— Begin Data excerpt —
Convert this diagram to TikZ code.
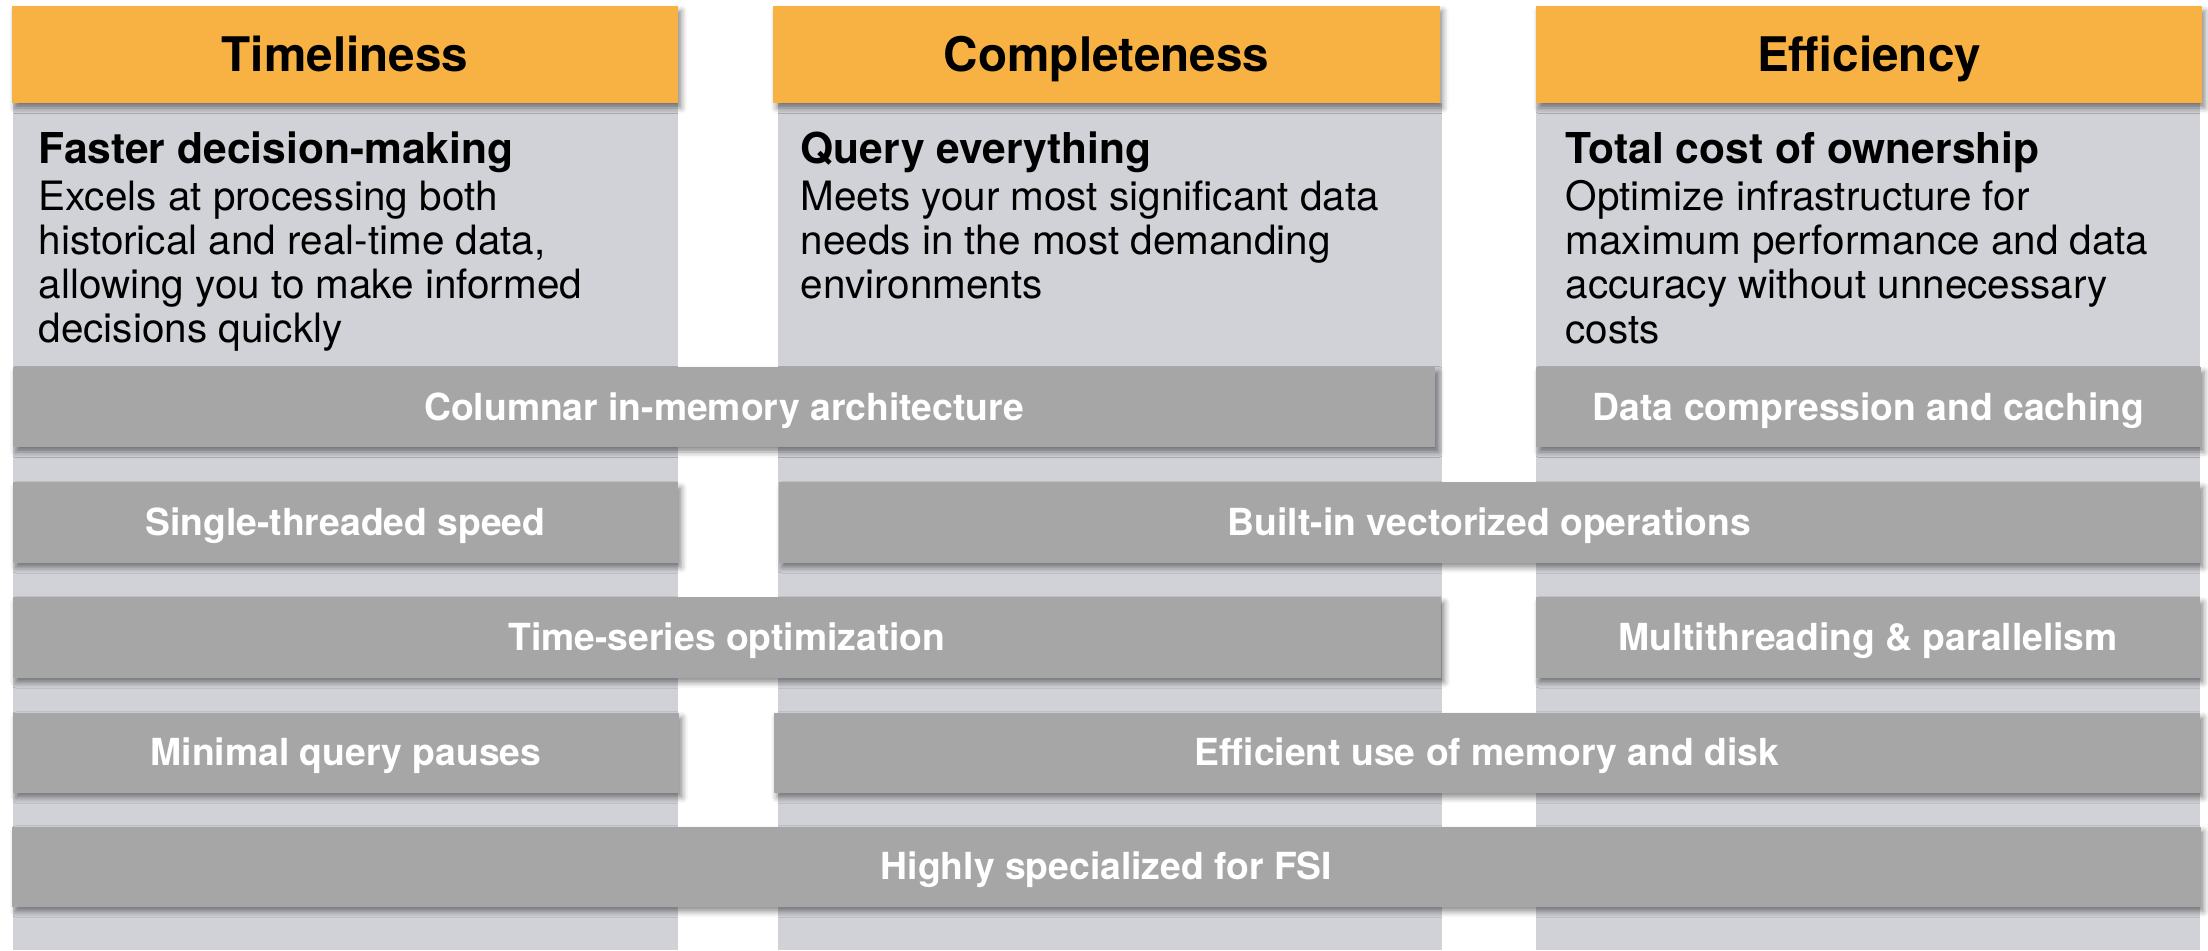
\documentclass[tikz,border=0pt]{standalone}
\usepackage{fontspec}
\setmainfont{TeX Gyre Heros}
\usetikzlibrary{shadows.blur}

\definecolor{hdrorange}{HTML}{F8B243}
\definecolor{colgray}{HTML}{D1D2D7}
\definecolor{bargray}{HTML}{A6A6A6}

\begin{document}
\begin{tikzpicture}[x=0.01cm, y=-0.01cm,
  softshadow/.style={blur shadow={shadow xshift=0.9pt, shadow yshift=-1.4pt, shadow blur radius=1.6pt, shadow opacity=45}},
  header/.style={fill=hdrorange, minimum height=0.97cm, minimum width=6.66cm, inner sep=0pt,
    font=\fontsize{13.55pt}{16pt}\selectfont\bfseries, text height=9.7pt, text depth=0pt, softshadow},
  bar/.style={fill=bargray, minimum height=0.8cm, inner sep=0pt, text=white,
    font=\fontsize{10.6pt}{12pt}\selectfont\bfseries, text height=7.6pt, text depth=0pt, softshadow},
  subtitle/.style={anchor=base west, inner sep=0pt, font=\fontsize{12.1pt}{14pt}\selectfont\bfseries},
  body/.style={anchor=north west, inner sep=0pt, align=left, font=\fontsize{11.5pt}{12.52pt}\selectfont}
]
\useasboundingbox (0,0) rectangle (2208,950);

% Column backgrounds
\fill[colgray] (13,103) rectangle (678,950);
\fill[colgray] (778,103) rectangle (1442,950);
\fill[colgray] (1536,103) rectangle (2200,950);

% Headers
\node[header] (hTime) at (345,54.5) {Timeliness};
\node[header] (hComp) at (1106.5,54.5) {Completeness};
\node[header] (hEffi) at (1869,54.5) {Efficiency};

% Column texts
\node[subtitle] (tTime) at (38,163) {Faster decision-making};
\node[body] (bTime) at (38,180) {Excels at processing both\\historical and real-time data,\\allowing you to make informed\\decisions quickly};

\node[subtitle] (tComp) at (800,163) {Query everything};
\node[body] (bComp) at (800,180) {Meets your most significant data\\needs in the most demanding\\environments};

\node[subtitle] (tEffi) at (1565,163) {Total cost of ownership};
\node[body] (bEffi) at (1565,180) {Optimize infrastructure for\\maximum performance and data\\accuracy without unnecessary\\costs};

% Row 1
\node[bar, minimum width=14.22cm] (columnar) at (724,407) {Columnar in-memory architecture};
\node[bar, minimum width=6.65cm] (compress) at (1868.5,407) {Data compression and caching};

% Row 2
\node[bar, minimum width=6.65cm] (single) at (345.5,522.5) {Single-threaded speed};
\node[bar, minimum width=14.21cm] (vector) at (1489.5,522.5) {Built-in vectorized operations};

% Row 3
\node[bar, minimum width=14.28cm] (tseries) at (727,637.5) {Time-series optimization};
\node[bar, minimum width=6.64cm] (multi) at (1868,637.5) {Multithreading \& parallelism};

% Row 4
\node[bar, minimum width=6.66cm] (pauses) at (346,752.5) {Minimal query pauses};
\node[bar, minimum width=14.26cm] (memdisk) at (1487,752.5) {Efficient use of memory and disk};

% Row 5
\node[bar, minimum width=21.87cm] (fsi) at (1106.5,866.5) {Highly specialized for FSI};

\end{tikzpicture}
\end{document}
— End Data excerpt —
> [Task directions]: Repeat only what lies between the start of the data and the end of the line containing "(1536,103) rectangle (2200,950);", exactly, with pictures left out.

> [Task output]:
Convert this diagram to TikZ code.
\documentclass[tikz,border=0pt]{standalone}
\usepackage{fontspec}
\setmainfont{TeX Gyre Heros}
\usetikzlibrary{shadows.blur}

\definecolor{hdrorange}{HTML}{F8B243}
\definecolor{colgray}{HTML}{D1D2D7}
\definecolor{bargray}{HTML}{A6A6A6}

\begin{document}
\begin{tikzpicture}[x=0.01cm, y=-0.01cm,
  softshadow/.style={blur shadow={shadow xshift=0.9pt, shadow yshift=-1.4pt, shadow blur radius=1.6pt, shadow opacity=45}},
  header/.style={fill=hdrorange, minimum height=0.97cm, minimum width=6.66cm, inner sep=0pt,
    font=\fontsize{13.55pt}{16pt}\selectfont\bfseries, text height=9.7pt, text depth=0pt, softshadow},
  bar/.style={fill=bargray, minimum height=0.8cm, inner sep=0pt, text=white,
    font=\fontsize{10.6pt}{12pt}\selectfont\bfseries, text height=7.6pt, text depth=0pt, softshadow},
  subtitle/.style={anchor=base west, inner sep=0pt, font=\fontsize{12.1pt}{14pt}\selectfont\bfseries},
  body/.style={anchor=north west, inner sep=0pt, align=left, font=\fontsize{11.5pt}{12.52pt}\selectfont}
]
\useasboundingbox (0,0) rectangle (2208,950);

% Column backgrounds
\fill[colgray] (13,103) rectangle (678,950);
\fill[colgray] (778,103) rectangle (1442,950);
\fill[colgray] (1536,103) rectangle (2200,950);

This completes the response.